GIVEN INFORMATION:
══════════════════════════════
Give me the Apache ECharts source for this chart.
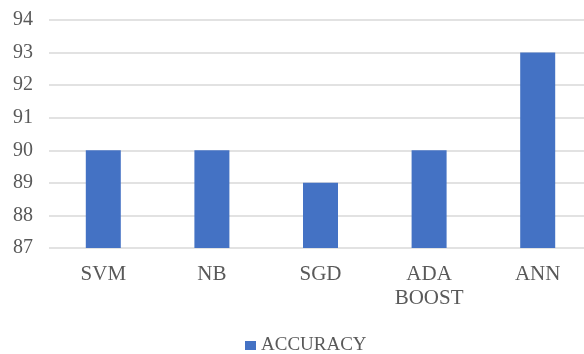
<!DOCTYPE html>
<html>
<head>
<meta charset="utf-8">
<script src="https://cdn.jsdelivr.net/npm/echarts@6/dist/echarts.min.js"></script>
<style>
  html, body { margin: 0; padding: 0; background: #fff; overflow: hidden; }
  #chart { width: 600px; height: 354px; }
</style>
</head>
<body>
<div id="chart"></div>
<script>
// Classifier accuracy comparison
const categories = ['SVM', 'NB', 'SGD', 'ADA\nBOOST', 'ANN'];
const accuracy = [90, 90, 89, 90, 93];
const seriesName = 'ACCURACY';
const yMin = 87, yMax = 94, yStep = 1;

const font = '"Liberation Serif", "Times New Roman", serif';
const textColor = '#595959';

const chart = echarts.init(document.getElementById('chart'));
chart.setOption({
  animation: false,
  backgroundColor: '#ffffff',
  grid: { left: 49, top: 20, width: 543, bottom: 106, containLabel: false },
  legend: {
    data: [seriesName],
    top: 331,
    left: 240,
    itemWidth: 11,
    itemHeight: 9,
    itemGap: 6,
    icon: 'rect',
    textStyle: { fontFamily: font, fontSize: 19, color: textColor, padding: [2, 0, 0, 0] }
  },
  xAxis: {
    type: 'category',
    data: categories,
    axisLine: { show: false },
    axisTick: { show: false },
    axisLabel: {
      fontFamily: font, fontSize: 21, color: textColor,
      margin: 14, lineHeight: 24
    }
  },
  yAxis: {
    type: 'value',
    min: yMin, max: yMax, interval: yStep,
    axisLine: { show: false },
    axisTick: { show: false },
    axisLabel: { fontFamily: font, fontSize: 20, color: textColor, margin: 16 },
    splitLine: { lineStyle: { color: '#d9d9d9', width: 1.5 } }
  },
  series: [{
    name: seriesName,
    type: 'bar',
    data: accuracy,
    barWidth: 35,
    itemStyle: { color: '#4472c4' }
  }]
});
</script>
</body>
</html>
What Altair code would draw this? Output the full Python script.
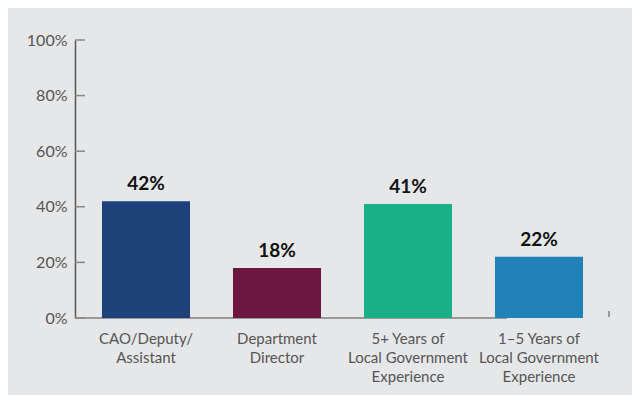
import altair as alt
import pandas as pd

categories = ["CAO/Deputy/|Assistant", "Department|Director",
              "5+ Years of|Local Government|Experience",
              "1–5 Years of|Local Government|Experience"]
values = [42, 18, 41, 22]
colors = ["#1f4179", "#6c1741", "#1ab189", "#2181b9"]
y_ticks = [0, 20, 40, 60, 80, 100]

df = pd.DataFrame({"cat": categories, "val": values, "color": colors,
                   "lab": [f"{v}%" for v in values]})
ticks_df = pd.DataFrame({"t": y_ticks})

W, H = 535, 278
FONT = "Lato"

x = alt.X("cat:N", sort=categories, title=None,
          scale=alt.Scale(paddingInner=0.328, paddingOuter=0.206),
          axis=alt.Axis(labelExpr="split(datum.label, '|')", labelAngle=0,
                        labelFont=FONT, labelFontSize=15, labelColor="#555555",
                        labelLineHeight=19, labelPadding=13, labelBaseline="top",
                        ticks=False, domain=False))
y = alt.Y("val:Q", title=None,
          scale=alt.Scale(domain=[0, 100]),
          axis=alt.Axis(values=y_ticks, labelExpr="datum.value + '%'",
                        labelFont=FONT, labelFontSize=16, labelColor="#555555",
                        labelPadding=8, ticks=False, grid=False,
                        domainColor="#555555", domainWidth=1.5))

bars = alt.Chart(df).mark_bar().encode(
    x=x, y=y, color=alt.Color("color:N", scale=None))

text = alt.Chart(df).mark_text(font=FONT, fontSize=19, fontWeight="bold",
                               color="#111111", baseline="bottom", dy=-7).encode(
    x=alt.X("cat:N", sort=categories), y="val:Q", text="lab:N")

tick_marks = alt.Chart(ticks_df).mark_rule(color="#888888", strokeWidth=1.5).encode(
    x=alt.value(0), x2=alt.value(10), y=alt.Y("t:Q"))

baseline = alt.Chart(pd.DataFrame({"t": [0]})).mark_rule(color="#999999", strokeWidth=2).encode(
    x=alt.value(0), x2=alt.value(432), y=alt.Y("t:Q"))

end_tick = alt.Chart(pd.DataFrame({"t": [0]})).mark_rule(color="#999999", strokeWidth=2).encode(
    x=alt.value(534), y=alt.value(H - 7), y2=alt.value(H - 1))

chart = alt.layer(baseline, bars, tick_marks, end_tick, text).properties(
    width=W, height=H, background="#e6e7e9",
    autosize=alt.AutoSizeParams(type="none"),
    padding={"left": 67, "top": 32, "right": 22, "bottom": 77},
).configure_view(stroke=None)

chart.save("out.html", embed_options={"renderer": "svg", "actions": False})
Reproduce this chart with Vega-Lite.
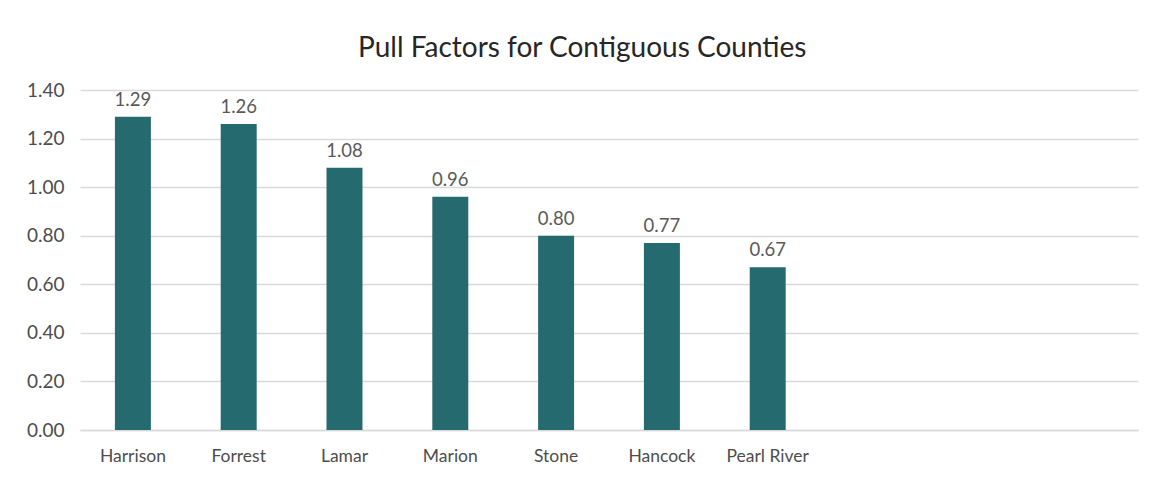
{
  "$schema": "https://vega.github.io/schema/vega-lite/v6.json",
  "width": 1058,
  "height": 340,
  "autosize": {"type": "none"},
  "padding": {"left": 80, "top": 90, "right": 19, "bottom": 52},
  "background": "white",
  "title": {
    "text": "Pull Factors for Contiguous Counties",
    "font": "Lato",
    "fontSize": 28,
    "fontWeight": "normal",
    "color": "#262626",
    "anchor": "middle",
    "frame": "bounds",
    "offset": 18
  },
  "config": {
    "view": {"stroke": null},
    "font": "Lato"
  },
  "data": {
    "values": [
      {"county": "Harrison", "pull": 1.29},
      {"county": "Forrest", "pull": 1.26},
      {"county": "Lamar", "pull": 1.08},
      {"county": "Marion", "pull": 0.96},
      {"county": "Stone", "pull": 0.80},
      {"county": "Hancock", "pull": 0.77},
      {"county": "Pearl River", "pull": 0.67}
    ]
  },
  "encoding": {
    "x": {
      "field": "county",
      "type": "nominal",
      "sort": null,
      "scale": {
        "domain": ["Harrison", "Forrest", "Lamar", "Marion", "Stone", "Hancock", "Pearl River", " ", "  ", "   "],
        "paddingInner": 0.66,
        "paddingOuter": 0.33
      },
      "axis": {
        "title": null,
        "labelAngle": 0,
        "labelFont": "Lato",
        "labelFontSize": 17.5,
        "labelColor": "#4d4d4d",
        "labelPadding": 17,
        "ticks": false,
        "domainColor": "#d9d9d9",
        "domainWidth": 1.5
      }
    },
    "y": {
      "field": "pull",
      "type": "quantitative",
      "scale": {"domain": [0, 1.4], "nice": false},
      "axis": {
        "title": null,
        "values": [0, 0.2, 0.4, 0.6, 0.8, 1.0, 1.2, 1.4],
        "format": ".2f",
        "labelFont": "Lato",
        "labelFontSize": 19,
        "labelColor": "#4d4d4d",
        "labelPadding": 16,
        "ticks": false,
        "domain": false,
        "gridColor": "#d9d9d9",
        "gridWidth": 1.5
      }
    }
  },
  "layer": [
    {
      "mark": {"type": "bar", "color": "#246a6e"}
    },
    {
      "mark": {"type": "text", "baseline": "bottom", "dy": -7, "fontSize": 18.5, "color": "#595959", "font": "Lato"},
      "encoding": {
        "text": {"field": "pull", "type": "quantitative", "format": ".2f"}
      }
    }
  ]
}
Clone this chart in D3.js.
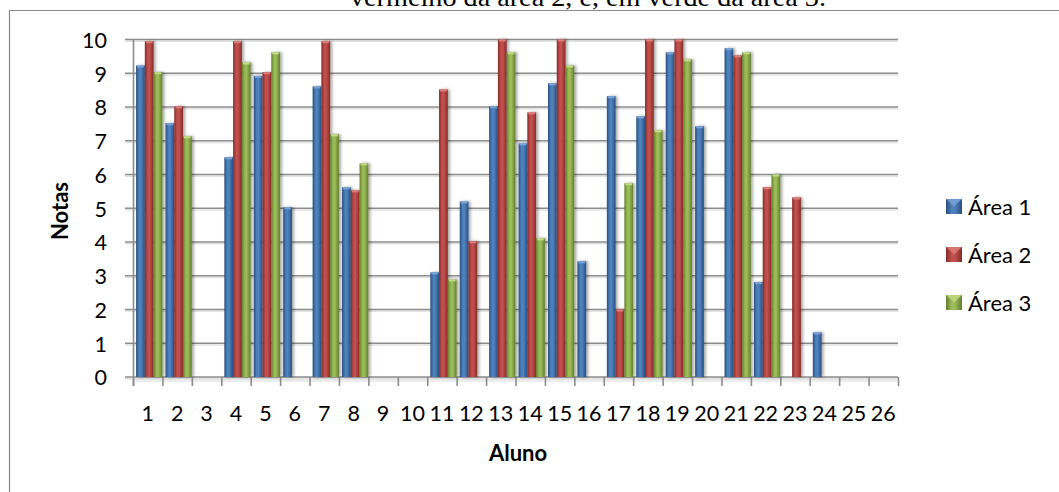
<!DOCTYPE html>
<html><head><meta charset="utf-8">
<script src="https://cdn.jsdelivr.net/npm/d3@7"></script>
<style>html,body{margin:0;padding:0;background:#fff;overflow:hidden}</style>
</head><body>
<svg id="c" width="1059" height="492"></svg>
<script>
const alunos = ["1","2","3","4","5","6","7","8","9","10","11","12","13","14","15","16","17","18","19","20","21","22","23","24","25","26"];
const area1 = [9.23,7.52,0,6.51,8.92,5.03,8.61,5.62,0,0,3.10,5.20,8.02,6.92,8.70,3.43,8.32,7.72,9.62,7.43,9.74,2.81,0,1.32,0,0];
const area2 = [9.95,8.02,0,9.95,9.03,0,9.95,5.53,0,0,8.52,4.02,10,7.84,10,0,2.0,10,10,0,9.53,5.62,5.32,0,0,0];
const area3 = [9.03,7.13,0,9.32,9.62,0,7.19,6.33,0,0,2.89,0,9.62,4.11,9.23,0,5.74,7.31,9.41,0,9.62,6.0,0,0,0,0];
const seriesNames = ["Área 1","Área 2","Área 3"];
const yTicks = [0,1,2,3,4,5,6,7,8,9,10];

const colors = [
  {base:"#4f81bd", dark:"#274f80", light:"#7aa3d6"},
  {base:"#c0504d", dark:"#852b28", light:"#dd7e7b"},
  {base:"#9bbb59", dark:"#637f2c", light:"#c3dc86"}
];
const svg = d3.select("#c");
const defs = svg.append("defs");
colors.forEach((c,i)=>{
  const g = defs.append("linearGradient").attr("id","g"+i).attr("x1","0").attr("x2","1").attr("y1","0").attr("y2","0");
  g.append("stop").attr("offset","0%").attr("stop-color",c.dark);
  g.append("stop").attr("offset","35%").attr("stop-color",c.base);
  g.append("stop").attr("offset","55%").attr("stop-color",c.base);
  g.append("stop").attr("offset","100%").attr("stop-color",c.dark);
});
const sh = defs.append("filter").attr("id","sh").attr("x","-50%").attr("y","-10%").attr("width","200%").attr("height","120%");
sh.append("feGaussianBlur").attr("in","SourceAlpha").attr("stdDeviation","1.5").attr("result","b");
sh.append("feOffset").attr("in","b").attr("dx","2").attr("dy","0").attr("result","o");
sh.append("feComponentTransfer").attr("in","o").attr("result","o2").append("feFuncA").attr("type","linear").attr("slope","0.35");
const m = sh.append("feMerge"); m.append("feMergeNode").attr("in","o2"); m.append("feMergeNode").attr("in","SourceGraphic");

// top cut text
svg.append("text").attr("x",350).attr("y",5.5)
  .attr("font-family","'Liberation Serif','Times New Roman',serif").attr("font-size",26)
  .attr("textLength",476).attr("lengthAdjust","spacingAndGlyphs")
  .attr("fill","#000").text("vermelho da área 2, e, em verde da área 3.");

// frame
svg.append("path").attr("d","M9.5,495 V10.5 H1065").attr("fill","none").attr("stroke","#8a8a8a").attr("stroke-width",1.2);

const x = d3.scaleBand().domain(alunos).range([133,898]).paddingInner(0).paddingOuter(0);
const y = d3.scaleLinear().domain([0,10]).range([377,39.5]);
const xs = d3.scaleBand().domain(seriesNames).range([0, x.bandwidth()]).paddingInner(0).paddingOuter(0.18);

const font = "Lato, 'Open Sans', sans-serif";

// floor shadow band
svg.append("rect").attr("x",133).attr("y",377).attr("width",765).attr("height",5).attr("fill","#ececec");

// gridlines
const gg = svg.append("g");
yTicks.forEach(t=>{
  gg.append("line").attr("x1",125).attr("x2",898).attr("y1",y(t)+1.8).attr("y2",y(t)+1.8).attr("stroke","#e2e2e2").attr("stroke-width",1.5);
  gg.append("line").attr("x1",125).attr("x2",898).attr("y1",y(t)).attr("y2",y(t)).attr("stroke","#8c8c8c").attr("stroke-width",1.6);
});
// y axis line
svg.append("line").attr("x1",133.5).attr("x2",133.5).attr("y1",y(10)).attr("y2",y(0)+9).attr("stroke","#8c8c8c").attr("stroke-width",1.6);
// x ticks
const xAxis = d3.axisBottom(x).tickSize(0).tickPadding(0);
const xb = alunos.map(a=>x(a)).concat([x(alunos[alunos.length-1])+x.bandwidth()]);
xb.forEach(b=>{
  svg.append("line").attr("x1",b+0.5).attr("x2",b+0.5).attr("y1",y(0)).attr("y2",y(0)+9).attr("stroke","#8c8c8c").attr("stroke-width",1.6);
});

// bars
const data = [area1,area2,area3];
const bg = svg.append("g").attr("filter","url(#sh)");
data.forEach((arr,si)=>{
  arr.forEach((v,i)=>{
    if(v<=0) return;
    const bx = x(alunos[i]) + xs(seriesNames[si]) + 1.5;
    const w = xs.bandwidth();
    bg.append("rect").attr("x",bx).attr("y",y(v)).attr("width",w).attr("height",y(0)-y(v)).attr("fill","url(#g"+si+")");
    bg.append("rect").attr("x",bx+1).attr("y",y(v)).attr("width",w-2).attr("height",2).attr("fill",colors[si].light);
  });
});

// x tick labels
const xl = svg.append("g").attr("transform","translate(0,"+y(0)+")").call(xAxis);
xl.select(".domain").remove();
xl.selectAll("text").attr("dy",0).attr("y",44).attr("font-family",font).attr("font-size",21.5).attr("fill","#000");

// y tick labels
const yAxis = d3.axisLeft(y).tickValues(yTicks).tickSize(0).tickPadding(0);
const yl = svg.append("g").attr("transform","translate(107,0)").call(yAxis);
yl.select(".domain").remove();
yl.selectAll("text").attr("font-family",font).attr("font-size",21.5).attr("fill","#000").attr("dy","0.36em");

// axis titles
svg.append("text").attr("transform","translate(68,211) rotate(-90)").attr("text-anchor","middle")
  .attr("font-family",font).attr("font-weight","bold").attr("font-size",22).attr("fill","#000").text("Notas");
svg.append("text").attr("x",518).attr("y",461).attr("text-anchor","middle")
  .attr("font-family",font).attr("font-weight","bold").attr("font-size",22).attr("fill","#000").text("Aluno");

// legend
const lg = svg.append("g");
seriesNames.forEach((n,i)=>{
  const cy = 207 + i*48;
  lg.append("rect").attr("x",946).attr("y",cy-8).attr("width",16).attr("height",15).attr("fill","url(#g"+i+")");
  lg.append("path").attr("d",`M946,${cy-8} L954,${cy-0.5} L962,${cy-8} Z`).attr("fill",colors[i].light).attr("opacity",0.8);
  lg.append("text").attr("x",968).attr("y",cy).attr("dy","0.36em").attr("font-family",font).attr("font-size",22).attr("fill","#000").text(n);
});
</script>
</body></html>
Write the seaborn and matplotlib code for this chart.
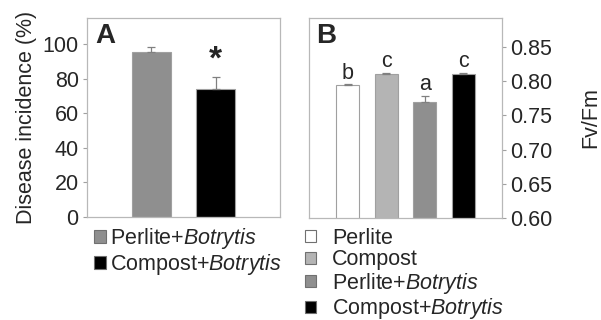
══════════════════════════════
Go through the data and count each line that has the word "this", then give the total alone.

TASK RESULT: 5